Nov. 4th, 2004

Update.

Nov. 4th, 2004 05:32 pm
lierdumoa: (vidding crazy)
Bush won the election. I'm dissappointed. Of course, initally I was seething with rage and frustration (and on a completely unrelated note, I found a gray hair yesterday morning), but I've found ways to sublimate. You know me -- when live gives me lemons I...vid. Apparently when life dumps a truckload of lemons on me I vid accordingly. It's not that I find it theraputic, exactly. Note that I said sublimate, not relax. It's more that I lack the energy to scream at the president and my computer at the same time.

I've decided to give my ears a well deserved break. I'm making the credits rather than working on the vid itself. I wanted to make them look just like the ones in the movie. I thought I could do this in by keyframing the motion in Premiere along with using the "wind" effect and a moving mask. As it turned out, not so much. Considering the movie credits were probably made in After Effects it's no surprise mine just ended up looking way tacky.

Heh -- just realized that last bit was totally not in English.

Anyway, my solution to crappy looking credits is this: photoshopping [1] the movie credits frame by frame [2], then reassembling them in premiere [3]. I've already done the main title. It looks really fucking cool. In fact, I keep vascillating between "Bush won the election" and "my credits look so fucking cool!!!" Fun fact about divx compression: the resulting video is approximately 1.2% the size of the raw bitmaps. Roughly 1/100 the size. Daaaaamn. Premiere's default output is something like 20% if I remember correctly. My mind is having trouble wrapping around that.

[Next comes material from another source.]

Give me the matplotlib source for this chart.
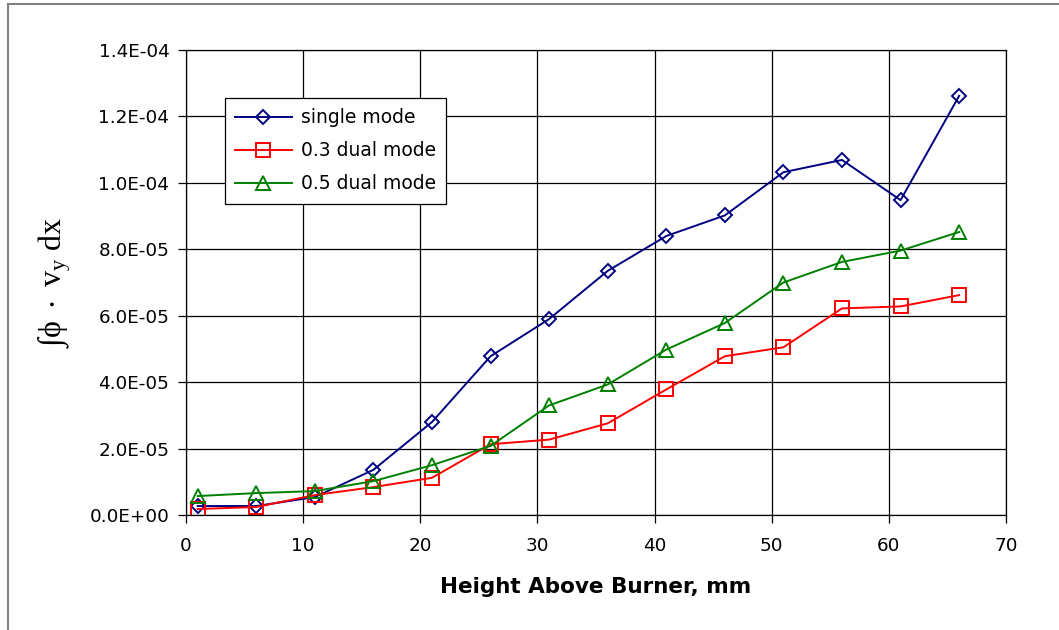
import matplotlib
matplotlib.use("Agg")
import matplotlib.pyplot as plt
from matplotlib.lines import Line2D
from matplotlib.ticker import FuncFormatter, MultipleLocator

plt.rcParams["mathtext.fontset"] = "custom"
plt.rcParams["mathtext.rm"] = "Liberation Serif"
plt.rcParams["mathtext.it"] = "Liberation Serif:italic"
plt.rcParams["mathtext.fallback"] = "stix"

# Height above burner (mm)
height_mm = [1, 6, 11, 16, 21, 26, 31, 36, 41, 46, 51, 56, 61, 66]

# Integrated flux for each operating mode
single_mode = [2.7e-6, 2.7e-6, 5.4e-6, 1.36e-5, 2.8e-5, 4.78e-5, 5.9e-5,
               7.35e-5, 8.4e-5, 9.02e-5, 1.032e-4, 1.069e-4, 9.48e-5, 1.262e-4]
dual_03 = [1.8e-6, 2.4e-6, 6.0e-6, 8.4e-6, 1.12e-5, 2.13e-5, 2.27e-5,
           2.76e-5, 3.78e-5, 4.78e-5, 5.05e-5, 6.22e-5, 6.28e-5, 6.62e-5]
dual_05 = [5.7e-6, 6.6e-6, 7.2e-6, 1.02e-5, 1.5e-5, 2.08e-5, 3.3e-5,
           3.93e-5, 4.98e-5, 5.78e-5, 7.0e-5, 7.62e-5, 7.96e-5, 8.52e-5]

series_labels = ["single mode", "0.3 dual mode", "0.5 dual mode"]

SANS = ["DejaVu Sans"]

fig = plt.figure(figsize=(10.59, 6.30), dpi=100)
ax = fig.add_axes([186 / 1059, 1 - 515 / 630, (1006 - 186) / 1059, (515 - 50) / 630])

ax.plot(height_mm, single_mode, color="#000080", lw=1.4, marker="D", ms=7.5,
        mfc="none", mec="#000080", mew=1.4, label=series_labels[0])
ax.plot(height_mm, dual_03, color="#ff0000", lw=1.4, marker="s", ms=10,
        mfc="none", mec="#ff0000", mew=1.4, label=series_labels[1])
ax.plot(height_mm, dual_05, color="#008000", lw=1.4, marker="^", ms=10.5,
        mfc="none", mec="#008000", mew=1.4, label=series_labels[2])

ax.set_xlim(0, 70)
ax.set_ylim(0, 1.4e-4)
ax.xaxis.set_major_locator(MultipleLocator(10))
ax.yaxis.set_major_locator(MultipleLocator(2e-5))


def sci_fmt(v, pos):
    if abs(v) < 1e-12:
        return "0.0E+00"
    exp = int(f"{v:.1E}".split("E")[1])
    mant = v / 10 ** exp
    sign = "-" if exp < 0 else "+"
    return f"{mant:.1f}E{sign}{abs(exp):02d}"


ax.yaxis.set_major_formatter(FuncFormatter(sci_fmt))
ax.grid(True, color="black", lw=0.9)
ax.set_axisbelow(True)
for sp in ax.spines.values():
    sp.set_color("black")
    sp.set_linewidth(0.9)
ax.tick_params(direction="out", length=6, width=0.9, color="black",
               labelsize=13.2)
ax.tick_params(axis="x", pad=10)
ax.tick_params(axis="y", pad=6)
for lab in ax.get_xticklabels() + ax.get_yticklabels():
    lab.set_family(SANS)

ax.set_xlabel("Height Above Burner, mm", fontsize=15.5, fontweight="bold",
              family=SANS, labelpad=16)
ax.set_ylabel(r"$\mathrm{∫ϕ\ \cdot\ v_y\ dx}$", fontsize=23, labelpad=12)

leg = ax.legend(loc="upper left", bbox_to_anchor=((225 - 186) / 820, (515 - 98) / 465),
                frameon=True, fancybox=False, edgecolor="black", framealpha=1,
                prop={"family": SANS, "size": 13.5}, handlelength=3.0,
                labelspacing=0.75, borderpad=0.55, handletextpad=0.5,
                borderaxespad=0)
leg.get_frame().set_linewidth(0.9)

# outer frame edges
fig.add_artist(Line2D([8 / 1059, 8 / 1059], [0, 1 - 4 / 630], color="#808080", lw=1.5))
fig.add_artist(Line2D([8 / 1059, 1], [1 - 4 / 630, 1 - 4 / 630], color="#808080", lw=1.5))

fig.savefig("out.png", dpi=100)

It occurs to me that I've photoshopped upwards of three hundred frames doing the beginning title and the easy parts of the three end credits. I'm never going to be able to call anyone anal ever again.



I'm still sleeping an average of six to six and a half hours a night. Someone in my co-op has a theory that this is typical student behavior this time of year due to changing weather and stress. Wah! I miss sleep!



[1] I don't have Photoshop. Or, actually I do, but it's in German and I can't really do anything with it. The program I use is GIMP. This is free software, originally created to be the Mac equivalent of Photoshop before an official Mac equivalent was made. It is available for Windows, and fairly user friendly. You can download it here.

[2] The software I use for this is Capture Solution. It is free software (although like many other programs it will continuously bug you to purchase a more sophistocated version). You can download it here. It can do lots of really useful things. My favorite feature is the one that allows you to section off a portion of a video file (avi or windows media) and then deposit all the frames in the section into the folder of your choosing as bitmap or jpeg files (if you don't choose a folder the files go in the same folder as your video). I first got this program so I could make mini-movie icons like the ones I kept seeing around LJ all the time. Now that I'm making vid credits, I'm really glad that I have it on my computer.

[3] Some useful facts for reassembling frames in Premiere. The default for importing a still image is something like 150 frames. If you don't want to have to resize each frame after you drop it on your timeline, just go into Edit-->Preferences-->Still Image and change the default duration to 1 frame. Remember that at least half the things you can do in Premiere you can do in bulk. You can import files in bulk. You can drag them to your timeline in bulk. You can drag them along your timeline in bulk. If you want to do a color change or some other effect(s), you can make your changes on one frame, then highlight the rest of your frames, right click-->paste attributes.